Dragon Ball: Episode of Bardock (ドラゴンボール エピソード オブ バーダック, Doragon Bōru Episōdo obu Bādakku) is a three-chapter Japanese manga series written and illustrated by Naho Ōishi, based on Akira Toriyama's Dragon Ball. It serves as a what-if spin-off sequel to the 1990 animated television special Dragon Ball Z: Bardock – The Father of Goku. Bardock, having survived the destruction of his home planet, is sent into the past to a strange planet where he battles Frieza's ancestor, Chilled.

The manga was serialized in V Jump in three chapters between June 21 and August 21, 2011. It was adapted into a short anime film by Toei Animation that premiered on December 17, 2011, at Jump Festa 2012. The film was released internationally in October 2012, as a subtitled extra to the Xbox 360 video game Dragon Ball Z: For Kinect.

==Plot summary==
Bardock, having somehow survived certain death when Frieza obliterated Planet Vegeta, wakes up in a small village house. A purple-colored creature enters the room and introduces himself as Ipana. He tells Bardock that he is on the Planet Plant, which – as the confused Bardock recalls – was the former name of Planet Vegeta before it was annexed by the Saiyans. Suddenly the village comes under attack by henchmen of the space pirate Chilled whom Bardock easily defeats, earning him the gratitude of the villagers. Uninterested in being a hero, he flees to a nearby cave to recover. Ipana's son Berry brings him food and eventually they grow friendly with one another despite Bardock's reluctance.

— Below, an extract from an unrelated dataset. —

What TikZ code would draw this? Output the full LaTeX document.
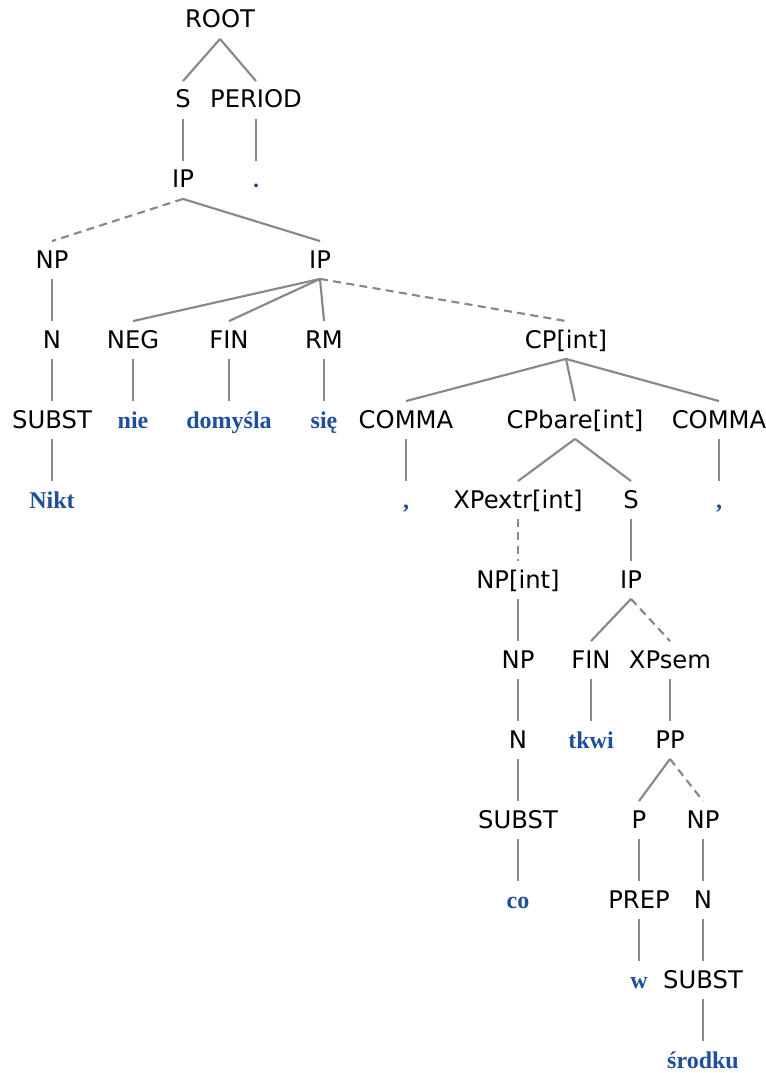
\documentclass[tikz,border=0pt]{standalone}
\usepackage{fontspec}
\newfontfamily\catfont{DejaVu Sans}
\newfontfamily\wordfont{Liberation Serif}
\usepackage{xcolor}
\definecolor{WordBlue}{HTML}{1F4E9C}
\definecolor{EdgeGray}{HTML}{888888}
\usepackage{tikz}
\usetikzlibrary{positioning}
\tikzset{
  cat/.style={
    inner sep=5pt, text height=15pt, text depth=3pt,
    font=\catfont\fontsize{18.2}{20}\selectfont, text=black
  },
  word/.style={
    cat, font=\wordfont\bfseries\fontsize{18}{20}\selectfont, text=WordBlue
  },
  edge/.style={draw=EdgeGray, line width=1.6pt},
  dedge/.style={edge, dash pattern=on 6pt off 4pt},
}
\begin{document}
\begin{tikzpicture}[x=0.75pt, y=-0.75pt]
\useasboundingbox (0,0) rectangle (766,1073);

% Top of the tree
\node[cat] at (220,20) (root) {ROOT};
\node[cat] at (183,100) (s) {S};
\node[cat] at (256,100) (period) {PERIOD};
\node[cat] at (183,180) (ipTop) {IP};
\node[word] at (256,180) (dot) {.};

% Subject and main IP
\node[cat] at (52,260) (npSubj) {NP};
\node[cat] at (320,260) (ipMain) {IP};
\node[cat] at (52,340) (nSubj) {N};
\node[cat] at (133,340) (neg) {NEG};
\node[cat] at (229,340) (fin) {FIN};
\node[cat] at (324,340) (rm) {RM};
\node[cat] at (566,340) (cpInt) {CP[int]};
\node[cat] at (52,420) (substSubj) {SUBST};
\node[word] at (133,420) (nie) {nie};
\node[word] at (229,420) (domysla) {domyśla};
\node[word] at (324,420) (sie) {się};
\node[cat] at (406,420) (commaL) {COMMA};
\node[cat] at (575,420) (cpBare) {CPbare[int]};
\node[cat] at (719,420) (commaR) {COMMA};
\node[word] at (52,500) (nikt) {Nikt};
\node[word] at (406,500) (commaLw) {,};
\node[word] at (719,500) (commaRw) {,};

% Embedded clause
\node[cat] at (518,500) (xpExtr) {XPextr[int]};
\node[cat] at (631,500) (sEmb) {S};
\node[cat] at (518,580) (npInt) {NP[int]};
\node[cat] at (631,580) (ipEmb) {IP};
\node[cat] at (518,660) (npObj) {NP};
\node[cat] at (591,660) (finEmb) {FIN};
\node[cat] at (670,660) (xpSem) {XPsem};
\node[cat] at (518,740) (nObj) {N};
\node[word] at (591,740) (tkwi) {tkwi};
\node[cat] at (670,740) (pp) {PP};
\node[cat] at (518,820) (substObj) {SUBST};
\node[cat] at (639,820) (prepP) {P};
\node[cat] at (703,820) (npPP) {NP};
\node[word] at (518,900) (co) {co};
\node[cat] at (639,900) (prep) {PREP};
\node[cat] at (703,900) (nPP) {N};
\node[word] at (639,980) (w) {w};
\node[cat] at (703,980) (substPP) {SUBST};
\node[word] at (703,1060) (srodku) {środku};

% Edges
\draw[edge] (root.south) -- (s.north);
\draw[edge] (root.south) -- (period.north);
\draw[edge] (s.south) -- (ipTop.north);
\draw[edge] (period.south) -- (dot.north);
\draw[dedge] (ipTop.south) -- (npSubj.north);
\draw[edge] (ipTop.south) -- (ipMain.north);
\draw[edge] (npSubj.south) -- (nSubj.north);
\draw[edge] (nSubj.south) -- (substSubj.north);
\draw[edge] (substSubj.south) -- (nikt.north);
\draw[edge] (ipMain.south) -- (neg.north);
\draw[edge] (ipMain.south) -- (fin.north);
\draw[edge] (ipMain.south) -- (rm.north);
\draw[dedge] (ipMain.south) -- (cpInt.north);
\draw[edge] (neg.south) -- (nie.north);
\draw[edge] (fin.south) -- (domysla.north);
\draw[edge] (rm.south) -- (sie.north);
\draw[edge] (cpInt.south) -- (commaL.north);
\draw[edge] (cpInt.south) -- (cpBare.north);
\draw[edge] (cpInt.south) -- (commaR.north);
\draw[edge] (commaL.south) -- (commaLw.north);
\draw[edge] (commaR.south) -- (commaRw.north);
\draw[edge] (cpBare.south) -- (xpExtr.north);
\draw[edge] (cpBare.south) -- (sEmb.north);
\draw[dedge] (xpExtr.south) -- (npInt.north);
\draw[edge] (npInt.south) -- (npObj.north);
\draw[edge] (npObj.south) -- (nObj.north);
\draw[edge] (nObj.south) -- (substObj.north);
\draw[edge] (substObj.south) -- (co.north);
\draw[edge] (sEmb.south) -- (ipEmb.north);
\draw[edge] (ipEmb.south) -- (finEmb.north);
\draw[dedge] (ipEmb.south) -- (xpSem.north);
\draw[edge] (finEmb.south) -- (tkwi.north);
\draw[edge] (xpSem.south) -- (pp.north);
\draw[edge] (pp.south) -- (prepP.north);
\draw[dedge] (pp.south) -- (npPP.north);
\draw[edge] (prepP.south) -- (prep.north);
\draw[edge] (prep.south) -- (w.north);
\draw[edge] (npPP.south) -- (nPP.north);
\draw[edge] (nPP.south) -- (substPP.north);
\draw[edge] (substPP.south) -- (srodku.north);

\end{tikzpicture}
\end{document}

Chilled learns that his henchmen have been killed and after the villagers fail to find Bardock on Chilled's orders, he and his henchmen start attacking them and destroying the village. Bardock initially refuses to save them but after Berry begs him, he flies to the village and saves Ipana, who was nearly killed by Chilled. Due to the resemblance, Bardock mistakes Chilled for Frieza and attacks him but Chilled proves too powerful. However, after Chilled fires an energy attack at Berry, Bardock becomes enraged and transforms into a Super Saiyan. Chilled attacks Bardock with his energy blasts which have no effect on the Super Saiyan. Chilled launches a final desperate attack in order to destroy the planet, but Bardock's attack overpowers it and sends the mortally wounded Chilled soaring into outer space. The dying Chilled tells his henchmen to warn his family about Super Saiyans.

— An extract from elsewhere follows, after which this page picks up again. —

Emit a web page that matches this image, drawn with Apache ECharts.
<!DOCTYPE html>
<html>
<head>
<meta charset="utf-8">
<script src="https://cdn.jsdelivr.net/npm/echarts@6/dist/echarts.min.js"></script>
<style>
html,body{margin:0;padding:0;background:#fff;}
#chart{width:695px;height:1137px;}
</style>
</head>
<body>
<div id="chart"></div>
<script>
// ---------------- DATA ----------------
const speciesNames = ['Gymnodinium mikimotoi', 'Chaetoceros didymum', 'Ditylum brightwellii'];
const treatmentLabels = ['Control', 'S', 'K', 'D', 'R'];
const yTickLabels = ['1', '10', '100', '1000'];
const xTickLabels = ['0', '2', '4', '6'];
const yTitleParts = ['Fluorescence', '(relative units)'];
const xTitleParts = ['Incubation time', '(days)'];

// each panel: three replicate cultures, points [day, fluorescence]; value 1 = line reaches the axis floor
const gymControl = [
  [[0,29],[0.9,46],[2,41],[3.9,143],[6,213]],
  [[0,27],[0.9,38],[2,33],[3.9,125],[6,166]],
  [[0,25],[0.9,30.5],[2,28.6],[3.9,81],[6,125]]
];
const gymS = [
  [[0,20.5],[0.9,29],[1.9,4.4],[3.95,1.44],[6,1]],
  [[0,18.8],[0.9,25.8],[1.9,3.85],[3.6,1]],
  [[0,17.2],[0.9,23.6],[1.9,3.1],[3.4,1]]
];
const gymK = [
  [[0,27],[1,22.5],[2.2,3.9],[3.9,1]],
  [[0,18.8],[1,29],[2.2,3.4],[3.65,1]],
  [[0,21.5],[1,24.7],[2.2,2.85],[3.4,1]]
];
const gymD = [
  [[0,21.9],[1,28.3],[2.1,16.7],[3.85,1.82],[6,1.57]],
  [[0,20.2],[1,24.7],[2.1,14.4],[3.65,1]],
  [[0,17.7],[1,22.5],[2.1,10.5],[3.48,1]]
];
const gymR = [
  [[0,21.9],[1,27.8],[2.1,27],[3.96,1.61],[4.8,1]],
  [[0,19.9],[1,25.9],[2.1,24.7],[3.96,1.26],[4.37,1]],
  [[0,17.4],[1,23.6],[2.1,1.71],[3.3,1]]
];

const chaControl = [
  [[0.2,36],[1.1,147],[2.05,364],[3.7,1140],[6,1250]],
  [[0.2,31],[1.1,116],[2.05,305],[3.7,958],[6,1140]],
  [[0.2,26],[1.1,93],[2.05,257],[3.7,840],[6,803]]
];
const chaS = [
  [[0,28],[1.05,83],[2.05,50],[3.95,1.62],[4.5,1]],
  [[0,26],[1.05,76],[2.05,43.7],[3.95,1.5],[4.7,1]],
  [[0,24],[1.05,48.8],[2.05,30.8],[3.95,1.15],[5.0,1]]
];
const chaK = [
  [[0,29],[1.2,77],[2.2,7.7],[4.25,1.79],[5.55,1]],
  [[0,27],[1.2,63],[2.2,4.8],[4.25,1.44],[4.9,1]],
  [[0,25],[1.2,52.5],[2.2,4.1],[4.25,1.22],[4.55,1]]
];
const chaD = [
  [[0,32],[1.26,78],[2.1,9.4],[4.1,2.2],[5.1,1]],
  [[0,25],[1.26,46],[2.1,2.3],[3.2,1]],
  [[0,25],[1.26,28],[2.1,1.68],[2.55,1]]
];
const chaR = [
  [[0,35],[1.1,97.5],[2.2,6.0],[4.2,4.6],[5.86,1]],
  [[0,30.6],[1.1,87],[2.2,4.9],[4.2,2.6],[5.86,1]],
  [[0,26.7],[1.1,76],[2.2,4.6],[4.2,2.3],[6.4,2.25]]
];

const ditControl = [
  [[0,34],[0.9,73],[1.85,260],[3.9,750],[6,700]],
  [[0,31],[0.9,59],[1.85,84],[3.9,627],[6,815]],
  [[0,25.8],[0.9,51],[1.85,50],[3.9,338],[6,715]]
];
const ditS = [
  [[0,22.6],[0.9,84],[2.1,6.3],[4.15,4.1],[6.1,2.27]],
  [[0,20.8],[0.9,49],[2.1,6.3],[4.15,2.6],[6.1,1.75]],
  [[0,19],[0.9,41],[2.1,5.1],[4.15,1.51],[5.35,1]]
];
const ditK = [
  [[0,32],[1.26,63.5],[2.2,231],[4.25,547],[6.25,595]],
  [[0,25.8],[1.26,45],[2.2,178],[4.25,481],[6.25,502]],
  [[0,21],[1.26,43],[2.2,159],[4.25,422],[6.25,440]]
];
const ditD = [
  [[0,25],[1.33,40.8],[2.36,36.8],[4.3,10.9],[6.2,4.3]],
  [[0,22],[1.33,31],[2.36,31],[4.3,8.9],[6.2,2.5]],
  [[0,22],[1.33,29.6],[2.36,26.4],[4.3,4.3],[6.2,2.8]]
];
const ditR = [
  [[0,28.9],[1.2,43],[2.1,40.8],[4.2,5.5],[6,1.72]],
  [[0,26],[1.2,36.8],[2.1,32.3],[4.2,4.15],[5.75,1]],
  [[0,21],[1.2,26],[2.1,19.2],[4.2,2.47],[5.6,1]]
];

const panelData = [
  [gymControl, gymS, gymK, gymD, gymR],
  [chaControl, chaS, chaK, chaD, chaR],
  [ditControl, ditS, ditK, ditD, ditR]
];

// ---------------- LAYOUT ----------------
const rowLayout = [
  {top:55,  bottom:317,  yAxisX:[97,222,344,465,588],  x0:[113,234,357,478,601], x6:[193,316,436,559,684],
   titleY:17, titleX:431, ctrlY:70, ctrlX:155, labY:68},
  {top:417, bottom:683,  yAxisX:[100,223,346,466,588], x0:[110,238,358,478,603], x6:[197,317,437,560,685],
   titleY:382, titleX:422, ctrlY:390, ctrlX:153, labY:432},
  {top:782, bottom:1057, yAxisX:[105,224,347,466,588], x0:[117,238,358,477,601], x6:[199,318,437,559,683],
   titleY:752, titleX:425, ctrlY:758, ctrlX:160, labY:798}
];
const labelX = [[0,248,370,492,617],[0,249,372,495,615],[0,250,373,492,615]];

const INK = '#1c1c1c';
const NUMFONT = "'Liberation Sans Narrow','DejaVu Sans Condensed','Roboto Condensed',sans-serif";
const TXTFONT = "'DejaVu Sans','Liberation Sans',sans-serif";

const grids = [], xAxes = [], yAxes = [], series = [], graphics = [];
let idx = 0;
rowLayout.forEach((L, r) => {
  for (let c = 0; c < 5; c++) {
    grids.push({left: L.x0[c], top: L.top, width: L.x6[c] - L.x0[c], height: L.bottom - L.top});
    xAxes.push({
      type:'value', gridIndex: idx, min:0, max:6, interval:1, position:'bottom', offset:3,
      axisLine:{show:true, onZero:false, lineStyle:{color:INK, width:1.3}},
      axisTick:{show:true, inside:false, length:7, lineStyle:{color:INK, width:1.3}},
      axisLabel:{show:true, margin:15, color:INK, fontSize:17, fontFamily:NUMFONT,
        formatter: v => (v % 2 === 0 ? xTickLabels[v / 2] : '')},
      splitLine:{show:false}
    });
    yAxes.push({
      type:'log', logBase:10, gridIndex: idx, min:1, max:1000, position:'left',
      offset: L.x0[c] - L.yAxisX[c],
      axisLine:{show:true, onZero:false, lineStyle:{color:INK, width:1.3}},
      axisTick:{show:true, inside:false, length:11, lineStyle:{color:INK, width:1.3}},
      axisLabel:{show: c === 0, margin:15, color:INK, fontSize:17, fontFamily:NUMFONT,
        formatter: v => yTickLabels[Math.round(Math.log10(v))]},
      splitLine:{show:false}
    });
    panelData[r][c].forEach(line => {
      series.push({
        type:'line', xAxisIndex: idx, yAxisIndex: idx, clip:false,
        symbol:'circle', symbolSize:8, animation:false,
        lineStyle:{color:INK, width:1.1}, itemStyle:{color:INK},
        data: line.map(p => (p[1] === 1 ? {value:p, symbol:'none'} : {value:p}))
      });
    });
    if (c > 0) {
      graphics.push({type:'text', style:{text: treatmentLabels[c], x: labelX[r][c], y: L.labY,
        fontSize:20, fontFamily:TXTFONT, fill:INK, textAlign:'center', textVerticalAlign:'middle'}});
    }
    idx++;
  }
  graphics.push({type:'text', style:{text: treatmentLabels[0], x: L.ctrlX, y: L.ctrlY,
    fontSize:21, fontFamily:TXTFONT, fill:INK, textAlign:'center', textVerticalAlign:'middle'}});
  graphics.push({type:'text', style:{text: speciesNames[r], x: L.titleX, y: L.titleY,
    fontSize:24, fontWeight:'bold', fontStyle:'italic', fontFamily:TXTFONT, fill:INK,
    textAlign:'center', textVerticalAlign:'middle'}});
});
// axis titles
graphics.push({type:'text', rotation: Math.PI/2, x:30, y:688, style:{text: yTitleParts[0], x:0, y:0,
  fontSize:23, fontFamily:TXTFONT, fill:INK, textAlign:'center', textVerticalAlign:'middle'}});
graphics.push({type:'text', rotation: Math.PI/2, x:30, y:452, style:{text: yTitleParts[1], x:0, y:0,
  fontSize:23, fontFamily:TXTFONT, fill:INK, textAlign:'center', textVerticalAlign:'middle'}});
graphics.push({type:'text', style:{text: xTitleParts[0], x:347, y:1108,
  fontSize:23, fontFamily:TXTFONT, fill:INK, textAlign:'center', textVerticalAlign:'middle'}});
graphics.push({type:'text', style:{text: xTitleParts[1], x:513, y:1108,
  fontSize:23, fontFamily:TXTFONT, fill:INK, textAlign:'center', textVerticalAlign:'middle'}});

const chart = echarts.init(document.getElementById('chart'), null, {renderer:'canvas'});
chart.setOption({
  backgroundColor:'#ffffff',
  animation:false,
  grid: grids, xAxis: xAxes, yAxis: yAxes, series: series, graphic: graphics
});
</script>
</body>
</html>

Centuries later, Chilled's descendent Frieza would destroy Planet Vegeta out of fear that a Super Saiyan of legend would rise to defeat him. Bardock's son, Goku, would assume the Super Saiyan form and defeat Frieza more than twenty years later.

==Characters==
- Bardock (バーダック, Bādakku)

The father of Son Goku and Raditz, who was thought to be killed by Frieza.
- Berry (ベリー, Berī)

He is the son of the village doctor Ipana, who treats Bardock. Toriyama provided the design for Berry.
- Ipana (イパナ)

The village doctor, who treats Bardock. Toriyama provided the design for Ipana.
- Chilled (チルド, Chirudo)

He is an ancestor of Frieza and a space pirate. Toriyama provided the design for Chilled.

==Release==
Dragon Ball: Episode of Bardock was serialized in V Jump, with the first chapter released on June 21, 2011, the second on July 22 and the third on August 21. On November 21, 2011, it was announced that the manga would be given an anime adaptation by Toei Animation. The short film premiered on December 17–18, 2011 at Jump Festa 2012. Kazuhiko Torishima, Akira Toriyama's former editor and a former editor-in-chief of both Weekly Shōnen Jump and V Jump, served as producer. The movie later received a coupled home video DVD release with Dragon Ball: Plan to Eradicate the Super Saiyans included in the March issue of the magazine Saikyō Jump, which was released on February 3, 2012.

The entire manga was re-printed in the April 2012 issue of V Jump, released on February 21, 2012, with a slightly different ending which follows that of the film. The film was included subtitled in the European and North American exclusive Xbox 360 video game Dragon Ball Z: For Kinect, released in October 2012. The March 2014 issue of Saikyō Jump included a kanzenban version of the 2012 reprint of Dragon Ball: Episode of Bardock.

On June 20, 2018, the Episode of Bardock film was released in France on DVD and Blu-ray as part of the Golden Box Dragon Ball Z steelbook set published by Kazé. The set also contains Dragon Ball: Plan to Eradicate the Super Saiyans, Dragon Ball Z: Battle of Gods, and Dragon Ball Z: Resurrection 'F'.